I did not want to only recommend that to clients. So I run it myself. I built StackZ — my own Kubernetes-on-bare-metal platform on Hetzner dedicated machines: Talos Linux for an immutable, SSH-less OS, KubeVirt so it runs full VMs alongside pods, and LINSTOR for replicated local NVMe storage, with the usual networking and GitOps layers on top. I assembled it from the upstream open-source pieces and I operate it end to end — including its own LGTM stack watching itself, with an external dead-man’s-switch on a separate box because in-cluster alerting cannot tell you the cluster is down.

I am not going to pretend I wrote every layer from scratch — these are mature open-source building blocks and I stand on them deliberately. What I claim is narrower and, I think, more useful to you: I assembled this and I run it, on hardware I control down to the kernel, and it has bitten me in every way a real platform bites you — a NIC that hangs the node under load, a storage stall that traced back to vSwitch MTU, a secrets store that will not auto-unseal after a restart. I know what owning the stack costs, because I pay it.
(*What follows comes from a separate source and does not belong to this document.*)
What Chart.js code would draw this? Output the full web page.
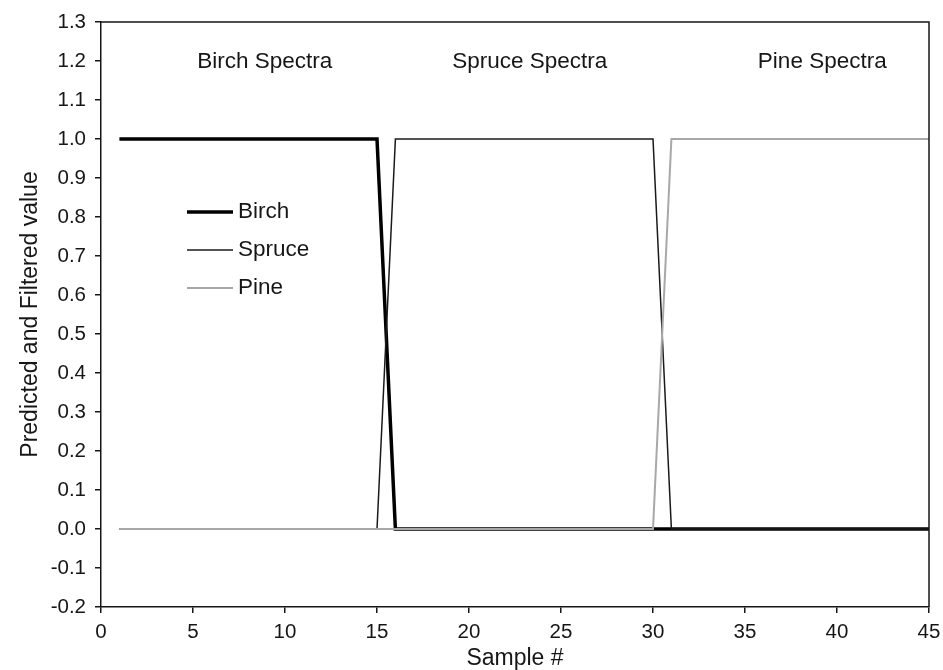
<!DOCTYPE html>
<html>
<head>
<meta charset="utf-8">
<script src="https://cdn.jsdelivr.net/npm/chart.js@4/dist/chart.umd.min.js"></script>
<style>
  html, body { margin: 0; padding: 0; background: #fff; }
  #wrap { width: 943px; height: 670px; }
</style>
</head>
<body>
<div id="wrap"><canvas id="c" width="943" height="670"></canvas></div>
<script>
/* predicted + filtered class value per sample */
const samples = [1, 2, 3, 4, 5, 6, 7, 8, 9, 10, 11, 12, 13, 14, 15, 16, 17, 18, 19, 20, 21, 22, 23,
  24, 25, 26, 27, 28, 29, 30, 31, 32, 33, 34, 35, 36, 37, 38, 39, 40, 41, 42, 43, 44, 45];
const birch = [1, 1, 1, 1, 1, 1, 1, 1, 1, 1, 1, 1, 1, 1, 1, 0, 0, 0, 0, 0, 0, 0, 0,
  0, 0, 0, 0, 0, 0, 0, 0, 0, 0, 0, 0, 0, 0, 0, 0, 0, 0, 0, 0, 0, 0];
const spruce = [0, 0, 0, 0, 0, 0, 0, 0, 0, 0, 0, 0, 0, 0, 0, 1, 1, 1, 1, 1, 1, 1, 1,
  1, 1, 1, 1, 1, 1, 1, 0, 0, 0, 0, 0, 0, 0, 0, 0, 0, 0, 0, 0, 0, 0];
const pine = [0, 0, 0, 0, 0, 0, 0, 0, 0, 0, 0, 0, 0, 0, 0, 0, 0, 0, 0, 0, 0, 0, 0,
  0, 0, 0, 0, 0, 0, 0, 1, 1, 1, 1, 1, 1, 1, 1, 1, 1, 1, 1, 1, 1, 1];

const seriesNames = ['Birch', 'Spruce', 'Pine'];
const regionLabels = ['Birch Spectra', 'Spruce Spectra', 'Pine Spectra'];
const regionX = [8.9, 23.3, 39.2];
const regionY = 1.2;

const FONT = '"Liberation Sans", Arial, sans-serif';
const INK = '#161616';

const punten = arr => arr.map((v, i) => ({ x: samples[i], y: v }));

/* frame + spectra labels + legend inside plot */
const extras = {
  id: 'extras',
  afterDraw(chart) {
    const { ctx, chartArea: a, scales: { x, y } } = chart;
    ctx.save();
    ctx.strokeStyle = INK;
    ctx.lineWidth = 1.5;
    ctx.beginPath();
    ctx.moveTo(a.left, a.top);
    ctx.lineTo(a.right, a.top);
    ctx.lineTo(a.right, a.bottom);
    ctx.stroke();

    ctx.fillStyle = INK;
    ctx.font = '22.5px ' + FONT;
    ctx.textAlign = 'center';
    ctx.textBaseline = 'middle';
    regionLabels.forEach((t, i) => ctx.fillText(t, x.getPixelForValue(regionX[i]), y.getPixelForValue(regionY) + 1));

    // legend
    const lx = 187, ly = 212, dy = 38;
    ctx.textAlign = 'left';
    chart.data.datasets.slice().sort((p, q) => seriesNames.indexOf(p.label) - seriesNames.indexOf(q.label)).forEach((ds, i) => {
      ctx.strokeStyle = ds.borderColor;
      ctx.lineWidth = ds.borderWidth;
      ctx.beginPath();
      ctx.moveTo(lx, ly + i * dy);
      ctx.lineTo(lx + 46, ly + i * dy);
      ctx.stroke();
      ctx.fillStyle = INK;
      ctx.fillText(ds.label, lx + 51, ly + i * dy);
    });
    ctx.restore();
  }
};

new Chart(document.getElementById('c'), {
  type: 'line',
  data: {
    datasets: [
      { label: seriesNames[0], data: punten(birch), borderColor: '#000', borderWidth: 3.5, order: 2 },
      { label: seriesNames[1], data: punten(spruce), borderColor: '#1a1a1a', borderWidth: 1.5, order: 1 },
      { label: seriesNames[2], data: punten(pine), borderColor: '#a8a8a8', borderWidth: 2, order: 0 }
    ]
  },
  options: {
    responsive: false,
    animation: false,
    layout: { padding: { top: 22, right: 14, left: 0, bottom: 0 } },
    elements: { point: { radius: 0 }, line: { tension: 0 } },
    plugins: { legend: { display: false }, tooltip: { enabled: false } },
    scales: {
      x: {
        type: 'linear', min: 0, max: 45,
        afterFit: s => { s.height = 63; s.paddingLeft = 0; s.paddingRight = 0; },
        ticks: { stepSize: 5, color: INK, font: { family: FONT, size: 20.5 }, padding: 7, maxRotation: 0 },
        grid: { drawOnChartArea: false, drawTicks: true, tickLength: 6, color: INK, lineWidth: 1.5 },
        border: { display: true, color: INK, width: 1.5 },
        title: { display: true, text: 'Sample #', color: INK, font: { family: FONT, size: 23, lineHeight: 1 }, padding: { top: 0, bottom: 0 } }
      },
      y: {
        type: 'linear', min: -0.2, max: 1.3,
        afterFit: s => { s.width = 101; s.paddingTop = 0; s.paddingBottom = 0; },
        ticks: { stepSize: 0.1, color: INK, font: { family: FONT, size: 20.5 }, padding: 9, callback: v => v.toFixed(1) },
        grid: { drawOnChartArea: false, drawTicks: true, tickLength: 6, color: INK, lineWidth: 1.5 },
        border: { display: true, color: INK, width: 1.5 },
        title: { display: true, text: 'Predicted and Filtered value', color: INK, font: { family: FONT, size: 23, lineHeight: 1 }, padding: { top: 19, bottom: 0 } }
      }
    }
  },
  plugins: [extras]
});
</script>
</body>
</html>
The lesson, stated plainly

Your observability is probably costing you more than you think, on a curve that gets worse as you grow, on a meter you do not own. The fix is not clever. It is the boring discipline of making the spend legible and then asking, for each piece, whether you should be renting it at all.

So the question I would put to you is the one I put to myself: what is your observability costing you today, and what will it cost at 5x your current volume? Not the sticker price — the projected curve. You might not like the answer. You will be glad you looked before the bill arrived.